Sin embargo, ¡cuánta delicadeza conceptual, cuánta elegancia compositiva, cuánta exquisitez cromática hay, todavía, en las obras realizadas por la serie de pintores que prolongan esta escuela desde la segunda mitad del siglo XIV hasta los años que cierran el siglo siguiente!
Casi parece imposible que esta delicadeza y amor por una belleza refinada hayan podido mantenerse en una ciudad continuamente sacudida por las guerras, las luchas internas, las conjuraciones y los levantamientos, el hambre y la peste.
Sin embargo, en este período se construyeron los palacios ricamente decorados de los mercaderes y banqueros: los Salimbeni, los Tolomei, los Bonsignori, los Malavolti, los Piccolomini; y los gremios de artesanos ahorraban dinero para encargar a los mejores artistas retablos para los altares de sus patronos: los tintoreros encargaron un espléndido políptico a Sassetta, los panaderos a Mafteo di Giovanni y los carniceros a Giovanni di Paolo.
Durante esta prolongación, la escuela sienesa permaneció fiel por completo a su medievalismo; tan sólo muy levemente llegó a incorporarse algo de las portentosas novedades aparecidas a lo largo de aquel mismo siglo XV en Florencia. Pero, a pesar de esto, aquellos artistas sieneses pudieron ejercer una evidente influencia en ciertas escuelas de fuera de Italia.
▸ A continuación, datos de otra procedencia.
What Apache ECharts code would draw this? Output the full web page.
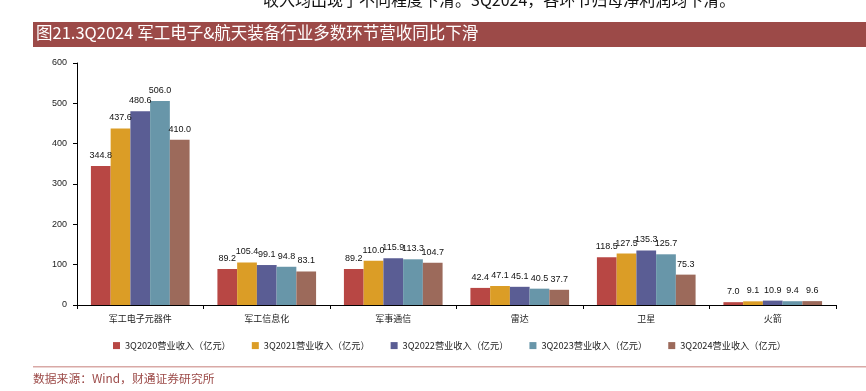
<!DOCTYPE html>
<html>
<head>
<meta charset="utf-8">
<script src="https://cdn.jsdelivr.net/npm/echarts@6/dist/echarts.min.js"></script>
<style>
html, body { margin: 0; padding: 0; background: #fff; }
#main { width: 866px; height: 391px; }
</style>
</head>
<body>
<div id="main"></div>
<script>
var dom = document.getElementById("main");
var myChart = echarts.init(dom);

var categories = ['军工电子元器件', '军工信息化', '军事通信', '雷达', '卫星', '火箭'];
var seriesNames = ['3Q2020营业收入（亿元）', '3Q2021营业收入（亿元）', '3Q2022营业收入（亿元）', '3Q2023营业收入（亿元）', '3Q2024营业收入（亿元）'];
var rev2020 = [344.8, 89.2, 89.2, 42.4, 118.5, 7.0];
var rev2021 = [437.6, 105.4, 110.0, 47.1, 127.5, 9.1];
var rev2022 = [480.6, 99.1, 115.9, 45.1, 135.3, 10.9];
var rev2023 = [506.0, 94.8, 113.3, 40.5, 125.7, 9.4];
var rev2024 = [410.0, 83.1, 104.7, 37.7, 75.3, 9.6];
var colors = ['#B84744', '#DB9D26', '#5A5D94', '#6896A9', '#9C6A5B'];

var allData = [rev2020, rev2021, rev2022, rev2023, rev2024];
var series = allData.map(function (d, i) {
    return {
        name: seriesNames[i],
        type: 'bar',
        data: d,
        barGap: '0%',
        barCategoryGap: '22%',
        itemStyle: { color: colors[i] },
        label: {
            show: true,
            position: 'top',
            distance: 6,
            color: '#111',
            fontSize: 9,
            fontFamily: 'Arial, Liberation Sans, sans-serif',
            formatter: function (p) { return p.value.toFixed(1); }
        }
    };
});

var option = {
    animation: false,
    color: colors,
    grid: { left: 77, right: 30, top: 63, bottom: 86 },
    legend: {
        top: 336,
        left: 108,
        itemWidth: 7,
        itemHeight: 7,
        itemGap: 21,
        icon: 'rect',
        textStyle: { fontSize: 9.2, color: '#222', fontFamily: 'Noto Sans CJK SC' },
        data: seriesNames
    },
    xAxis: {
        type: 'category',
        data: categories,
        axisLine: { lineStyle: { color: '#000', width: 1 } },
        axisTick: { show: true, length: 4, lineStyle: { color: '#000' } },
        axisLabel: { fontSize: 9, color: '#222', margin: 9, fontFamily: 'Noto Sans CJK SC' }
    },
    yAxis: {
        type: 'value',
        min: 0,
        max: 600,
        interval: 100,
        axisLine: { show: true, lineStyle: { color: '#000', width: 1 } },
        axisTick: { show: true, length: 4, lineStyle: { color: '#000' } },
        splitLine: { show: false },
        axisLabel: { fontSize: 9, color: '#222', margin: 10, fontFamily: 'Arial, Liberation Sans, sans-serif' }
    },
    graphic: [
        {
            type: 'text',
            left: 263,
            top: -8,
            style: {
                text: '收入均出现了不同程度下滑。3Q2024，各环节归母净利润均下滑。',
                fontSize: 16,
                fill: '#111',
                fontFamily: 'Noto Sans CJK SC'
            }
        },
        {
            type: 'rect',
            shape: { x: 33, y: 22, width: 833, height: 25 },
            style: { fill: '#9C4A48' }
        },
        {
            type: 'text',
            left: 36,
            top: 24,
            style: {
                text: '图21.3Q2024 军工电子&航天装备行业多数环节营收同比下滑',
                fontSize: 16.5,
                fill: '#fff',
                fontFamily: 'Noto Sans CJK SC'
            }
        },
        {
            type: 'rect',
            shape: { x: 33, y: 366, width: 833, height: 1.5 },
            style: { fill: '#D9A9A6' }
        },
        {
            type: 'text',
            left: 33,
            top: 373,
            style: {
                text: '数据来源：Wind，财通证券研究所',
                fontSize: 11.8,
                fill: '#9C4A48',
                fontFamily: 'Noto Sans CJK SC'
            }
        }
    ],
    series: series
};

myChart.setOption(option);
</script>
</body>
</html>
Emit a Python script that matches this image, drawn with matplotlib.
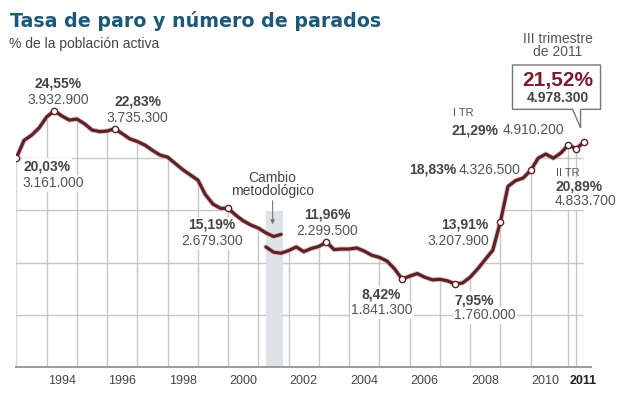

La Presentación al templo de Ambrogio Lorenzetti

La Presentación al templo de Ambrogio Lorenzetti (Gallería degli Uffizi, Florencia). Es una de las últimas obras fechadas de este artista. Se trata de una escena única en la que se descubren interesantes intentos de perspectiva: el ritmo geométrico del pavimento armoniza con el juego de luz y sombra de las bóvedas. Los personajes destacan como transfigurados, gravemente solemnes, para exaltar el alcance sagrado del acontecimiento.